Short task: In the entries below, repeat only the lines between those holding "Convert this chart to matplotlib code." and "plt.rcParams['font.size'] = 14", inclusive. Leave pictures out.

Supplied records:
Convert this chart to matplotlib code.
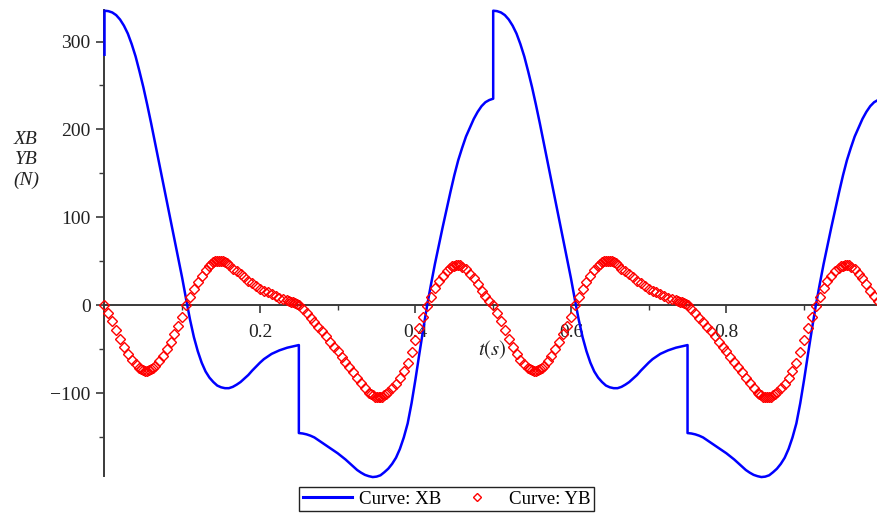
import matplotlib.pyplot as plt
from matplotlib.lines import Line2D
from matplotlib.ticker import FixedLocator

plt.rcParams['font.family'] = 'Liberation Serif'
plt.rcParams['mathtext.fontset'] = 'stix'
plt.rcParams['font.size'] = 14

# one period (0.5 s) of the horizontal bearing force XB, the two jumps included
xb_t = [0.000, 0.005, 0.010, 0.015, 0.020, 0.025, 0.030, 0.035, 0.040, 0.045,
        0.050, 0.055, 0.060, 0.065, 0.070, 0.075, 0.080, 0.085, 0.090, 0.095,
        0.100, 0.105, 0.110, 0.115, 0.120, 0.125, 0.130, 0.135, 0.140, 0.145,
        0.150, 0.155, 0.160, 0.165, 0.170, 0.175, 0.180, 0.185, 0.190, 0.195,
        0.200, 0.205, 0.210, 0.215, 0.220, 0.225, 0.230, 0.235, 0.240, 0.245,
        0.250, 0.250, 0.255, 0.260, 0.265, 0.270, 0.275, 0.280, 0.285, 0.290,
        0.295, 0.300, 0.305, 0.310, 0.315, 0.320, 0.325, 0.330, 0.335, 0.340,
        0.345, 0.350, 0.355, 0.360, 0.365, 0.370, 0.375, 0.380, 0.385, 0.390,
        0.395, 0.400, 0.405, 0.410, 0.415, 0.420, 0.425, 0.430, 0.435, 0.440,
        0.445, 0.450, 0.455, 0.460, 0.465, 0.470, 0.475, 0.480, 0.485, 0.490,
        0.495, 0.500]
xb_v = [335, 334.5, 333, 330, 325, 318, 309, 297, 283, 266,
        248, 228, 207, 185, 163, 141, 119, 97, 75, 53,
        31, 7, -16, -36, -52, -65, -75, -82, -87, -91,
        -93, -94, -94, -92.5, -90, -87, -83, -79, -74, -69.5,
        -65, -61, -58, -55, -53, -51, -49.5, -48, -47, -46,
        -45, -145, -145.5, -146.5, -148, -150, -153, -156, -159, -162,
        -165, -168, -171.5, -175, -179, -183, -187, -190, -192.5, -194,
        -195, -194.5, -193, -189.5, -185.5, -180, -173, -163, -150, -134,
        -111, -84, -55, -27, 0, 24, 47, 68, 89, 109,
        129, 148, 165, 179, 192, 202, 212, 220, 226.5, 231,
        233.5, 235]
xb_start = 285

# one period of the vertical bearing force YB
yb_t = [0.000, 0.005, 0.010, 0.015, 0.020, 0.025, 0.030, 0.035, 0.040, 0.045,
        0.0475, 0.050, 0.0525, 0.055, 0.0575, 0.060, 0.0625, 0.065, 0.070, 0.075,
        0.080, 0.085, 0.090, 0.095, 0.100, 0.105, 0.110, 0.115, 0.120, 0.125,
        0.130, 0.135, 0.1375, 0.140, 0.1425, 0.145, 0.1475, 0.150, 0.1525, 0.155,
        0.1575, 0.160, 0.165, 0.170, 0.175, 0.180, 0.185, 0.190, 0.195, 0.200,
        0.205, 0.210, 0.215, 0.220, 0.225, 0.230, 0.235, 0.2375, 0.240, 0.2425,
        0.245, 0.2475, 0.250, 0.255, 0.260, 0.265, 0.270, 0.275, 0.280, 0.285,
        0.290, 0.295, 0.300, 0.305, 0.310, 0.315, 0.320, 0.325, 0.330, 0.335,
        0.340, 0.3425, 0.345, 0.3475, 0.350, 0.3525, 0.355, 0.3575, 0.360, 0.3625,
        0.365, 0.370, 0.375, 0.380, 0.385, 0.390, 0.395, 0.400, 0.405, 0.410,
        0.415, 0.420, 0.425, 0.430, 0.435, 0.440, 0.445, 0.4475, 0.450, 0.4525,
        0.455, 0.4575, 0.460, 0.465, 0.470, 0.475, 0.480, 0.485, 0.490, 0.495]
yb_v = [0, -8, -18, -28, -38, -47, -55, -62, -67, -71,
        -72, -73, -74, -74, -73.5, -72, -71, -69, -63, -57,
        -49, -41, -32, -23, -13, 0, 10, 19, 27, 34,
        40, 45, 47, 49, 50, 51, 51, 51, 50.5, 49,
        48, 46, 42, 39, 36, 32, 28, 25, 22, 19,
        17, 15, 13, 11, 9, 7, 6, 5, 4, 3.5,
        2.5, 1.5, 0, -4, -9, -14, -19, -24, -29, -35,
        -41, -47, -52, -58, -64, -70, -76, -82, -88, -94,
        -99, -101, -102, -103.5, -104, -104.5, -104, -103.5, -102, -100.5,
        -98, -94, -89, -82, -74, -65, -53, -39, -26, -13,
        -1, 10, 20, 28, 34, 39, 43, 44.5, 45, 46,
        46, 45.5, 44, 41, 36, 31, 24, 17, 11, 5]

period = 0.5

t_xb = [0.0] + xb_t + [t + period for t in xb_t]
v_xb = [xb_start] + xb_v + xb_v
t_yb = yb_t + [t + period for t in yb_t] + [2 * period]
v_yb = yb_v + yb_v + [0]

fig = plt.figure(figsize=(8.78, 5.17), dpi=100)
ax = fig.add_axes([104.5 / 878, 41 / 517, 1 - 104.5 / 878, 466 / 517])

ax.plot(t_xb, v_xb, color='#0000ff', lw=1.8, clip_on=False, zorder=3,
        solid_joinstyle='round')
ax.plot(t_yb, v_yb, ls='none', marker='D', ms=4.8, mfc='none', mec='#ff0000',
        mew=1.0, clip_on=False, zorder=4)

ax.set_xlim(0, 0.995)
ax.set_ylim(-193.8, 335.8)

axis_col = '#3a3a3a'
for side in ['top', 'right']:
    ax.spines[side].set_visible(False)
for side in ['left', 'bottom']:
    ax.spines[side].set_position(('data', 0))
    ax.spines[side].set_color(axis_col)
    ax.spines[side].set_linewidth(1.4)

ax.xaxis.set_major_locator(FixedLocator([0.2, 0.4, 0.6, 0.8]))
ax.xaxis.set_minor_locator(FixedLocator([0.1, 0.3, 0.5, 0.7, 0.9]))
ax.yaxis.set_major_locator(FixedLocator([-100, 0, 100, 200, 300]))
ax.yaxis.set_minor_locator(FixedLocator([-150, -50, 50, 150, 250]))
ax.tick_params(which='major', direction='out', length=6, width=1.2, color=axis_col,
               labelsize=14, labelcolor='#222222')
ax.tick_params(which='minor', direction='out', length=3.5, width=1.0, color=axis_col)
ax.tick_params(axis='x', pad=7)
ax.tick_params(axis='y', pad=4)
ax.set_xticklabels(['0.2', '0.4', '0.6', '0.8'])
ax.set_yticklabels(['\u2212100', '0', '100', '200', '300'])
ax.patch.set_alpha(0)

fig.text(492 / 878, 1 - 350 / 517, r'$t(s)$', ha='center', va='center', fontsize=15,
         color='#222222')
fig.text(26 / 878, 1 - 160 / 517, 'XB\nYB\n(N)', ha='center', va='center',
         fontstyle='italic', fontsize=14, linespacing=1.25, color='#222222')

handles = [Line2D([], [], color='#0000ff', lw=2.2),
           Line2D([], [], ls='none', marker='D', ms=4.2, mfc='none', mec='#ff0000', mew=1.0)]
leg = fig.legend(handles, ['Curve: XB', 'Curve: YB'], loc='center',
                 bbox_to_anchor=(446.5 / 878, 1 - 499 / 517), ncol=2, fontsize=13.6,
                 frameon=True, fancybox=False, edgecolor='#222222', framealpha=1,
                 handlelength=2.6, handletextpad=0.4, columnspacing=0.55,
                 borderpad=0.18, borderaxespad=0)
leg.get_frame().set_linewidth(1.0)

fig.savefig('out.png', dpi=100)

---

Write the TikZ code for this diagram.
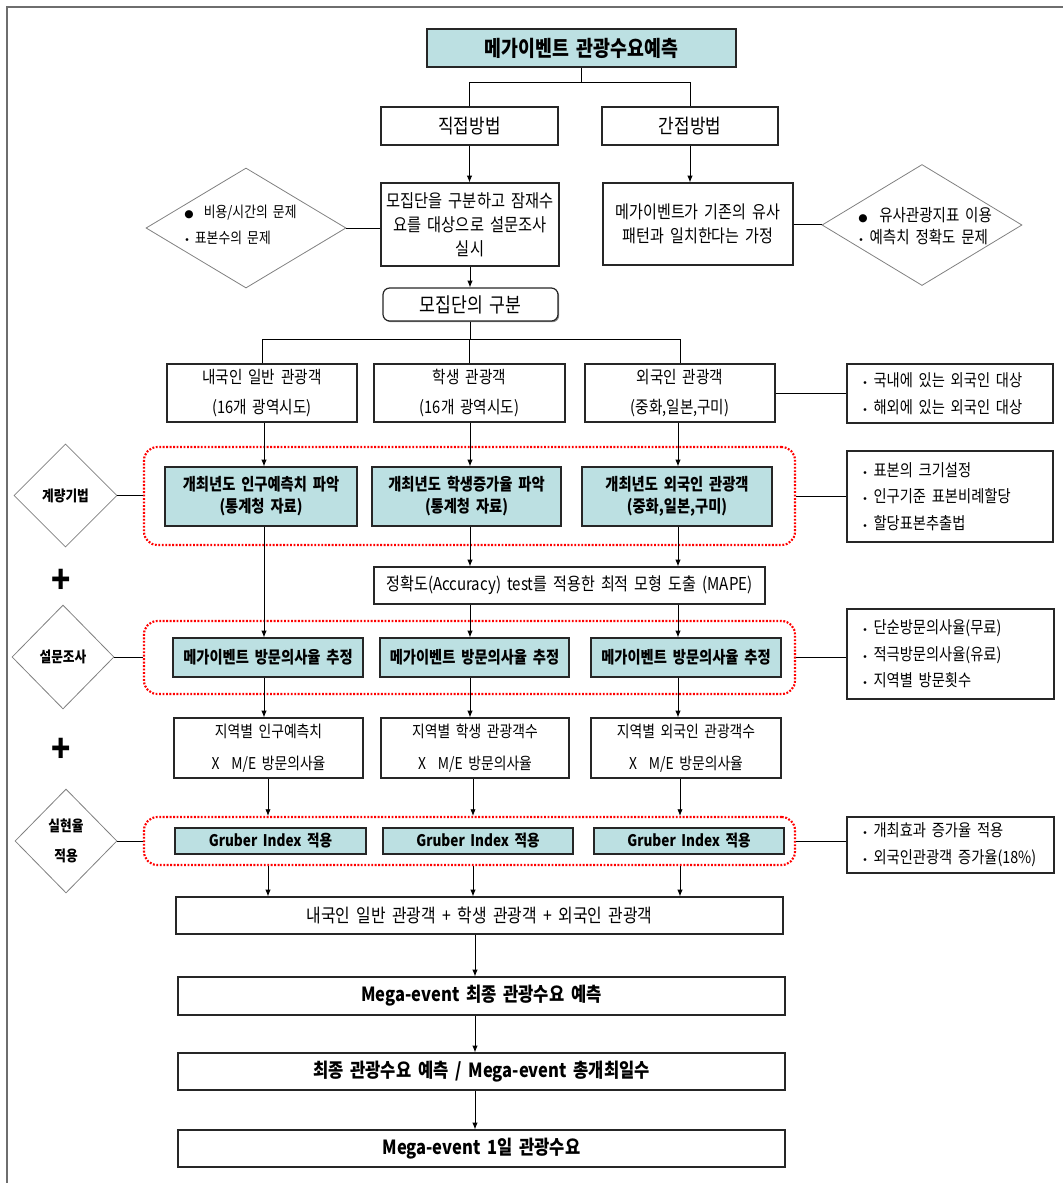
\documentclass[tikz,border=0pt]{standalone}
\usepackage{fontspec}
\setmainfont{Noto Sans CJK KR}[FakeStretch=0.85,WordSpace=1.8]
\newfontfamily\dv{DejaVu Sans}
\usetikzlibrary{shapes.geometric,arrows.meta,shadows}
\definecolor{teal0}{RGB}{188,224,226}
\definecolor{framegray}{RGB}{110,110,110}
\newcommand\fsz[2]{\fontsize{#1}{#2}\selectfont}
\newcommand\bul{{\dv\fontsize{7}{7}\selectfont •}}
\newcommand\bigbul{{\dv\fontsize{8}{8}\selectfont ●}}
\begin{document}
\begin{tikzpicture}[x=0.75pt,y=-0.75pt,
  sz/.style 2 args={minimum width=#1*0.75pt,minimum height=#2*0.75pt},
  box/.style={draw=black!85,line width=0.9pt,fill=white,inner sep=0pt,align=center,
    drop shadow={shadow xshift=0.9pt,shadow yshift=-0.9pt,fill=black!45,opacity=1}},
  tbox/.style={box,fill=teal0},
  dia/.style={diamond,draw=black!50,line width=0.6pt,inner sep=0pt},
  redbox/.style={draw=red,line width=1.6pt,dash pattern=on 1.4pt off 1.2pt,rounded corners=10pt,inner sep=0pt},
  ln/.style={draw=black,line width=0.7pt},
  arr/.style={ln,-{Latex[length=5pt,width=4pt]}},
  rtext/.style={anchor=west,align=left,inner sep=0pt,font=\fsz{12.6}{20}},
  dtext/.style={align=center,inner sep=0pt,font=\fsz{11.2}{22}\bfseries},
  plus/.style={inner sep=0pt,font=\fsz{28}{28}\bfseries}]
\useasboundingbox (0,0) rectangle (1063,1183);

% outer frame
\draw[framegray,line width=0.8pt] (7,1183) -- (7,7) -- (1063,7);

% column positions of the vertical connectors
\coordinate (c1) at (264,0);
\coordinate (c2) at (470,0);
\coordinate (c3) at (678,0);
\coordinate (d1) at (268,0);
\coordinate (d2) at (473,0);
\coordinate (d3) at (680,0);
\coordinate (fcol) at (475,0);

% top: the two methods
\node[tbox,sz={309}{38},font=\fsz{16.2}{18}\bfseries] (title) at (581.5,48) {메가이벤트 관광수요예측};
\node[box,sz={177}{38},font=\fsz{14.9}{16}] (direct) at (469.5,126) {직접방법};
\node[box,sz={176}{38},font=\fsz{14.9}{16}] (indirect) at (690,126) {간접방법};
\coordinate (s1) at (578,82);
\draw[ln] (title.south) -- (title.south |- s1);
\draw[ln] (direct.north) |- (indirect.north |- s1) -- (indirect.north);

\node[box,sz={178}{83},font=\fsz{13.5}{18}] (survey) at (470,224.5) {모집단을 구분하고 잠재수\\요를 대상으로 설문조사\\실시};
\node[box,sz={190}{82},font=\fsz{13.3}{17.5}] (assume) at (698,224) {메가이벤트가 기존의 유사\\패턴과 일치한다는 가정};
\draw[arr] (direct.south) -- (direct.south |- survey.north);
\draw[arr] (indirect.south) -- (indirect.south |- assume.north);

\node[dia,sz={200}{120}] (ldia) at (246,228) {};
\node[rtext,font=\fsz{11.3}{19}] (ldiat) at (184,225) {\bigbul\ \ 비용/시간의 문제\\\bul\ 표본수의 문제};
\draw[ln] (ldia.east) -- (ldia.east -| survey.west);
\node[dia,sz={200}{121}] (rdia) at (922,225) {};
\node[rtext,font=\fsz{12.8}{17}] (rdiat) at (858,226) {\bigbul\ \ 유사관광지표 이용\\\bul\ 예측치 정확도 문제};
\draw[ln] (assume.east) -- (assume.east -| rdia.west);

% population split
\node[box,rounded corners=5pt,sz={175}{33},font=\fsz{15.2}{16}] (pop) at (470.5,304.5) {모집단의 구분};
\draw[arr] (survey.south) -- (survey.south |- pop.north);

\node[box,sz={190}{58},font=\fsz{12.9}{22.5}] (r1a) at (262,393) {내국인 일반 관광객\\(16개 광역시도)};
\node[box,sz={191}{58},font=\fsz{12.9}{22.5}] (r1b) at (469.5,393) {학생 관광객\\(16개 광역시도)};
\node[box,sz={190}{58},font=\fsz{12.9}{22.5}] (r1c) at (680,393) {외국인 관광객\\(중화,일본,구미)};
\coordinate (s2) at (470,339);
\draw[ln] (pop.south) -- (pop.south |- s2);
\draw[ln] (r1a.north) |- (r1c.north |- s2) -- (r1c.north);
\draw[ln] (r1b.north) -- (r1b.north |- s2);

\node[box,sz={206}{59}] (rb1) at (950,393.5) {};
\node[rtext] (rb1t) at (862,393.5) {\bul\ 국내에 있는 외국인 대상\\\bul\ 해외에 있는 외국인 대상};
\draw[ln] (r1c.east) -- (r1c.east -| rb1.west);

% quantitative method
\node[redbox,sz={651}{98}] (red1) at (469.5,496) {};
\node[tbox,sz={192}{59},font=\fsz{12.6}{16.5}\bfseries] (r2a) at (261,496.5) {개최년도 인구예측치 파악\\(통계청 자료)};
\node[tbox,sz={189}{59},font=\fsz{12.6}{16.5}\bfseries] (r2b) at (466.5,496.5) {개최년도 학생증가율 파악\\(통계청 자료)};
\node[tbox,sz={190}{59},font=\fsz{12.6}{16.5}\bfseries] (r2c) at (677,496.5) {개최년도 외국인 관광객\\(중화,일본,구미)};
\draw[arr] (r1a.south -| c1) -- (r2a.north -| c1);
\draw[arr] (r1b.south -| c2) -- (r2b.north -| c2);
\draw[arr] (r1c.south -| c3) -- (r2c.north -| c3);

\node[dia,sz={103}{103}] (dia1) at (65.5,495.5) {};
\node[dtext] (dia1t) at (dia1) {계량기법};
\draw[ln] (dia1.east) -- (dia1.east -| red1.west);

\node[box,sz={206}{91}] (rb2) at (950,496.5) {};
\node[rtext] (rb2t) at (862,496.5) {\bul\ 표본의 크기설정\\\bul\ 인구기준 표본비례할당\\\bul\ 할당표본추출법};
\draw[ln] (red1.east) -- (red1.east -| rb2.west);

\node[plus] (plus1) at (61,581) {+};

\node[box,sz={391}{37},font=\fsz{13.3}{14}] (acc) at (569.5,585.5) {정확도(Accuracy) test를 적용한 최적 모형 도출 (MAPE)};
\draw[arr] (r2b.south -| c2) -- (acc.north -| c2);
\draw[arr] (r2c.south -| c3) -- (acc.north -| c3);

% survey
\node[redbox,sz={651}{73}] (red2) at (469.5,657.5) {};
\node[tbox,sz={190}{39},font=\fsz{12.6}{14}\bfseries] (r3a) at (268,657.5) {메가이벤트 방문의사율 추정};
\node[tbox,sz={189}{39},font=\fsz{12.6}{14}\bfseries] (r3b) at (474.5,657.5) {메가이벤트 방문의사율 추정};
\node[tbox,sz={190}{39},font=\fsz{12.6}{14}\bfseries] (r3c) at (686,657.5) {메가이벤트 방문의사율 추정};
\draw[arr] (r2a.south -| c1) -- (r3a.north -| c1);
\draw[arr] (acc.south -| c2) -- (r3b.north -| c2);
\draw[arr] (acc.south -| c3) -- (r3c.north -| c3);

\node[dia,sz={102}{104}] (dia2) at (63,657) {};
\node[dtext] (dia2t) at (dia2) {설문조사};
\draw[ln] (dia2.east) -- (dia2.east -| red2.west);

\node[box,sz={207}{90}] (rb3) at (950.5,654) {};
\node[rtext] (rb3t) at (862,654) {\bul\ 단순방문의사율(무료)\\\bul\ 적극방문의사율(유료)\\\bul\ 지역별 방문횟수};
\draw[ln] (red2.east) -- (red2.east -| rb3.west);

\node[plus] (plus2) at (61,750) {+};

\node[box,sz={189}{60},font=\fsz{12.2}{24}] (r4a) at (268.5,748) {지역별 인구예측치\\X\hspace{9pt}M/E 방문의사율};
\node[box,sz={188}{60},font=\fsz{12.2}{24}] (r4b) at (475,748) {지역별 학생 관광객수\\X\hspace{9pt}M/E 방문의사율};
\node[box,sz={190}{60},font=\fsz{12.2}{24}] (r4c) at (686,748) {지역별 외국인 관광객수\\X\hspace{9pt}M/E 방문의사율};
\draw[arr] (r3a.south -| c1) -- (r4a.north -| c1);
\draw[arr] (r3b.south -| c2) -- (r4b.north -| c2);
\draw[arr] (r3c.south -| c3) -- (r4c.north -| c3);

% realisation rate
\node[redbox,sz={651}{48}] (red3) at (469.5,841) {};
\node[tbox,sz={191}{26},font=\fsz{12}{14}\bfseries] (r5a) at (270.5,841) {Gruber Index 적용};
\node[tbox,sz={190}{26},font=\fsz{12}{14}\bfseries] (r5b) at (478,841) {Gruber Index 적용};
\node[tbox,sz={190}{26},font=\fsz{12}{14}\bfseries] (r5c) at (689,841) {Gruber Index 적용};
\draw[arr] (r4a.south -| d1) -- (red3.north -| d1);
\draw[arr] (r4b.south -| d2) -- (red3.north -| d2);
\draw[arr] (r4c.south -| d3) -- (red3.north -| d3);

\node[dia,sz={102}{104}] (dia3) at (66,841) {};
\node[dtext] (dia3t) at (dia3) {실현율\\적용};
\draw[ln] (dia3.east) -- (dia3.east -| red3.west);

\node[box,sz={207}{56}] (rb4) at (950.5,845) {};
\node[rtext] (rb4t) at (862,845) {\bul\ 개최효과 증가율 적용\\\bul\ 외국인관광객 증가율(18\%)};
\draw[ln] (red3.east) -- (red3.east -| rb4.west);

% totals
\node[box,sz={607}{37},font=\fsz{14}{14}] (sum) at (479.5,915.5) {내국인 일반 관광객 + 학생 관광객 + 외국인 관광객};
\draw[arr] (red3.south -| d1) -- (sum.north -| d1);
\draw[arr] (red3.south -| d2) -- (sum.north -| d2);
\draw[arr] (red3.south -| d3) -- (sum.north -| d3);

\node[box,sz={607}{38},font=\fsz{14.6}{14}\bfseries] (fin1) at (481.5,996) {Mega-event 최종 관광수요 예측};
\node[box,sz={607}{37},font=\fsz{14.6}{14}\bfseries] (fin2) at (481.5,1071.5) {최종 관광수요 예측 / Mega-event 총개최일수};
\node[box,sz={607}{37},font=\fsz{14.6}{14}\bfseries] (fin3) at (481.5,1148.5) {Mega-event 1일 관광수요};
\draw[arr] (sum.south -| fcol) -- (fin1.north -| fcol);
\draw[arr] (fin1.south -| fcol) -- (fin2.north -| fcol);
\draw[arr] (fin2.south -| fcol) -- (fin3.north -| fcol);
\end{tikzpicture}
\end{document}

The solution:
Convert this chart to matplotlib code.
import matplotlib.pyplot as plt
from matplotlib.lines import Line2D
from matplotlib.ticker import FixedLocator

plt.rcParams['font.family'] = 'Liberation Serif'
plt.rcParams['mathtext.fontset'] = 'stix'
plt.rcParams['font.size'] = 14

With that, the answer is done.